Drop the pictures, then extract the listing word for word.

○ ○ ○ ○

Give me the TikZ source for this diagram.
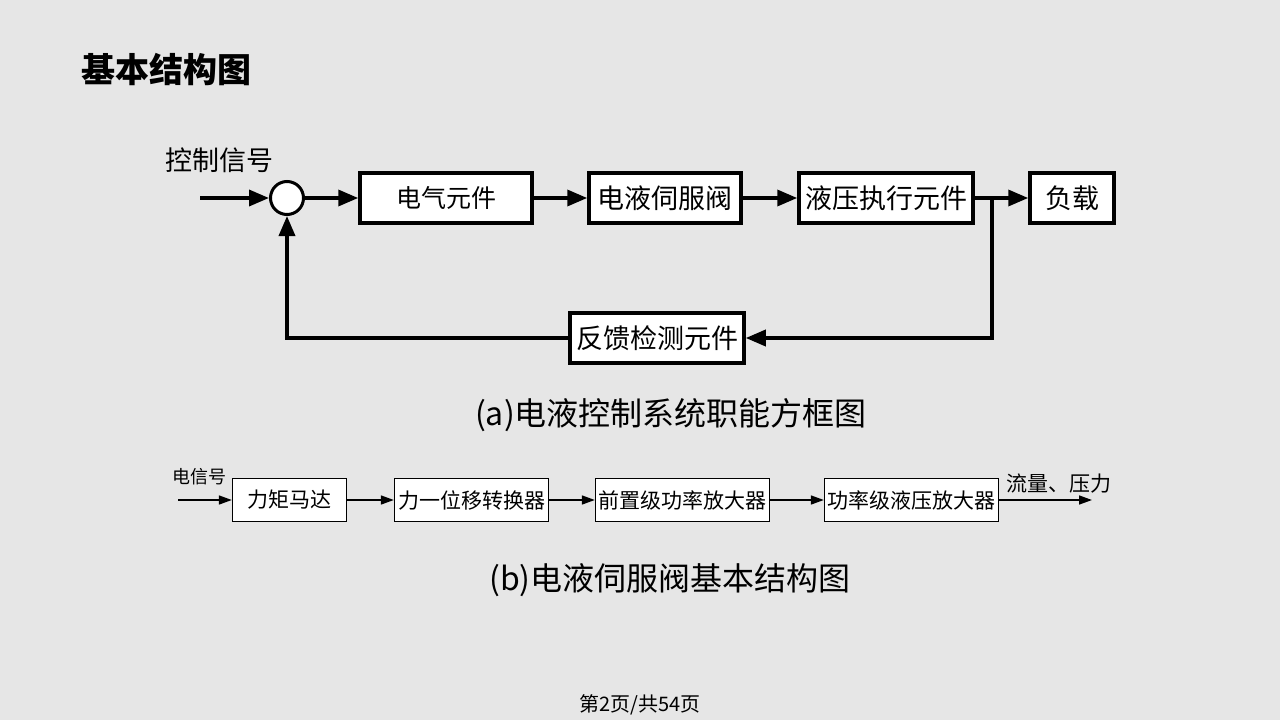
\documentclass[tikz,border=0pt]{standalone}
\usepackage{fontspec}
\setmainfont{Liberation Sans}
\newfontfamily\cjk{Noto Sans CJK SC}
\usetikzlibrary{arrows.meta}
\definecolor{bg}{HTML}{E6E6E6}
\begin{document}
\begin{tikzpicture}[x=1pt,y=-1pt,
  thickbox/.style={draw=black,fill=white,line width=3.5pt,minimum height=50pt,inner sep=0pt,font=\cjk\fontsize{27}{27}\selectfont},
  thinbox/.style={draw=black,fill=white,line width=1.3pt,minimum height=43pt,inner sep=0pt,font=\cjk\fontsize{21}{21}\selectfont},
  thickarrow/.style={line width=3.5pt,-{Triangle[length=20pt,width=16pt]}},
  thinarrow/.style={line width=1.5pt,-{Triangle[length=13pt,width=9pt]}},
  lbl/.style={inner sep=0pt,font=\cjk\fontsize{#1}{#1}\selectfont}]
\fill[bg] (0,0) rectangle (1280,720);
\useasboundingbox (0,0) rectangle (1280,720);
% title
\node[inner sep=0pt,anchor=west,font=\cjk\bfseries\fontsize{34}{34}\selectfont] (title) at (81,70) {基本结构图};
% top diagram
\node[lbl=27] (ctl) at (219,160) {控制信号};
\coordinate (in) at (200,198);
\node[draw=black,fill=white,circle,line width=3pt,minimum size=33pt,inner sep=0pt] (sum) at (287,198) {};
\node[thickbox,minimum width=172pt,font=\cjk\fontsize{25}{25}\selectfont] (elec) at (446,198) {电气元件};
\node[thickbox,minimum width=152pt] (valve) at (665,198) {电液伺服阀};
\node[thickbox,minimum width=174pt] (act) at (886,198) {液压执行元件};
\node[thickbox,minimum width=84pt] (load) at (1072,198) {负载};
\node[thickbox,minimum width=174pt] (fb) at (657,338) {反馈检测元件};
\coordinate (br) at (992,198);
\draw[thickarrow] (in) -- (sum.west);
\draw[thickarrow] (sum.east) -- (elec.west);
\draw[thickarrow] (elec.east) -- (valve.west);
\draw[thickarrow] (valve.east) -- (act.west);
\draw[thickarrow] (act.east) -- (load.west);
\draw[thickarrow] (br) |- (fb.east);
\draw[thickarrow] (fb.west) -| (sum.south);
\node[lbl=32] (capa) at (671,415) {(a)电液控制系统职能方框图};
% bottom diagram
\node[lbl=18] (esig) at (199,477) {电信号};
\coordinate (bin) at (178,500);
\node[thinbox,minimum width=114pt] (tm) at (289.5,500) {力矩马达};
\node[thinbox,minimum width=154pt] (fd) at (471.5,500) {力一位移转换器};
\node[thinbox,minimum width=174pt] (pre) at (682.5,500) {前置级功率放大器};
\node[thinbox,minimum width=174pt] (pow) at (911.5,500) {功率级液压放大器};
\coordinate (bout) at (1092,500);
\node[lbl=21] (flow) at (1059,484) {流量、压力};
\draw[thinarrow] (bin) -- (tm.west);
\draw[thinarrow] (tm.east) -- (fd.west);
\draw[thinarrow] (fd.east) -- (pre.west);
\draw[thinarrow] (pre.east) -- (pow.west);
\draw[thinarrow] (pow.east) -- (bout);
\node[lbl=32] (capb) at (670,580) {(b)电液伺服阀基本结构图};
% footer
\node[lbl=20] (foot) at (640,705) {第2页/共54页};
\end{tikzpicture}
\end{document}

○ ○ ○ ○

**RESULT BELOW:**
Give me the TikZ source for this diagram.
\documentclass[tikz,border=0pt]{standalone}
\usepackage{fontspec}
\setmainfont{Liberation Sans}
\newfontfamily\cjk{Noto Sans CJK SC}
\usetikzlibrary{arrows.meta}
\definecolor{bg}{HTML}{E6E6E6}
\begin{document}
\begin{tikzpicture}[x=1pt,y=-1pt,
  thickbox/.style={draw=black,fill=white,line width=3.5pt,minimum height=50pt,inner sep=0pt,font=\cjk\fontsize{27}{27}\selectfont},
  thinbox/.style={draw=black,fill=white,line width=1.3pt,minimum height=43pt,inner sep=0pt,font=\cjk\fontsize{21}{21}\selectfont},
  thickarrow/.style={line width=3.5pt,-{Triangle[length=20pt,width=16pt]}},
  thinarrow/.style={line width=1.5pt,-{Triangle[length=13pt,width=9pt]}},
  lbl/.style={inner sep=0pt,font=\cjk\fontsize{#1}{#1}\selectfont}]
\fill[bg] (0,0) rectangle (1280,720);
\useasboundingbox (0,0) rectangle (1280,720);
% title
\node[inner sep=0pt,anchor=west,font=\cjk\bfseries\fontsize{34}{34}\selectfont] (title) at (81,70) {基本结构图};
% top diagram
\node[lbl=27] (ctl) at (219,160) {控制信号};
\coordinate (in) at (200,198);
\node[draw=black,fill=white,circle,line width=3pt,minimum size=33pt,inner sep=0pt] (sum) at (287,198) {};
\node[thickbox,minimum width=172pt,font=\cjk\fontsize{25}{25}\selectfont] (elec) at (446,198) {电气元件};
\node[thickbox,minimum width=152pt] (valve) at (665,198) {电液伺服阀};
\node[thickbox,minimum width=174pt] (act) at (886,198) {液压执行元件};
\node[thickbox,minimum width=84pt] (load) at (1072,198) {负载};
\node[thickbox,minimum width=174pt] (fb) at (657,338) {反馈检测元件};
\coordinate (br) at (992,198);
\draw[thickarrow] (in) -- (sum.west);
\draw[thickarrow] (sum.east) -- (elec.west);
\draw[thickarrow] (elec.east) -- (valve.west);
\draw[thickarrow] (valve.east) -- (act.west);
\draw[thickarrow] (act.east) -- (load.west);
\draw[thickarrow] (br) |- (fb.east);
\draw[thickarrow] (fb.west) -| (sum.south);
\node[lbl=32] (capa) at (671,415) {(a)电液控制系统职能方框图};
% bottom diagram
\node[lbl=18] (esig) at (199,477) {电信号};
\coordinate (bin) at (178,500);
\node[thinbox,minimum width=114pt] (tm) at (289.5,500) {力矩马达};
\node[thinbox,minimum width=154pt] (fd) at (471.5,500) {力一位移转换器};
\node[thinbox,minimum width=174pt] (pre) at (682.5,500) {前置级功率放大器};
\node[thinbox,minimum width=174pt] (pow) at (911.5,500) {功率级液压放大器};
\coordinate (bout) at (1092,500);
\node[lbl=21] (flow) at (1059,484) {流量、压力};
\draw[thinarrow] (bin) -- (tm.west);
\draw[thinarrow] (tm.east) -- (fd.west);
\draw[thinarrow] (fd.east) -- (pre.west);
\draw[thinarrow] (pre.east) -- (pow.west);
\draw[thinarrow] (pow.east) -- (bout);
\node[lbl=32] (capb) at (670,580) {(b)电液伺服阀基本结构图};
% footer
\node[lbl=20] (foot) at (640,705) {第2页/共54页};
\end{tikzpicture}
\end{document}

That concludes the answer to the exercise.